The Convention is a unique legally binding instrument promoting the sustainable management of shared water resources, the implementation of the Sustainable Development Goals, the prevention of conflicts, and the promotion of peace and regional integration.
The Water Convention requires Parties to prevent, control and reduce transboundary impact, use transboundary waters in a reasonable and equitable way and ensure their sustainable management. Parties bordering the same transboundary waters have to cooperate by entering into specific agreements and establishing joint bodies. As a framework agreement, the Convention does not replace bilateral and multilateral agreements for specific basins or aquifers; instead, it fosters their establishment and implementation, as well as further development.
The Convention was originally negotiated as a regional framework for the pan-European region. Following an amendment procedure, since March 2016 all UN Member States can accede to it. Chad and Senegal have become the first African Parties in 2018. Then, Ghana acceded in 2020 and was followed by Guinea-Bissau and Togo in 2021. These countries’ accession offers new prospects for enhanced transboundary cooperation in Sub-Saharan Africa, conflict prevention and regional stability.

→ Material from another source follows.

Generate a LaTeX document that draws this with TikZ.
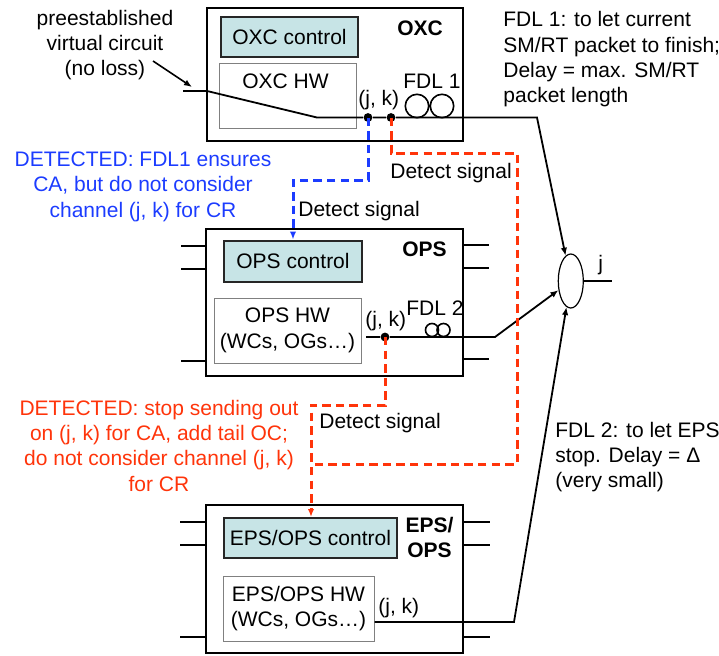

The Water Convention is a powerful tool to promote and operationalize the achievement of the 2030 Agenda for Sustainable Development and its SDGs. It directly supports implementation of target 6.5, which requests all countries to implement integrated water resources management, including through transboundary cooperation, as appropriate. The Convention and its programme of work are also relevant for other SDGs, such as all the other targets of goal, but also: goals 2, 7, 13, 15, 16, 17 and target 11.5.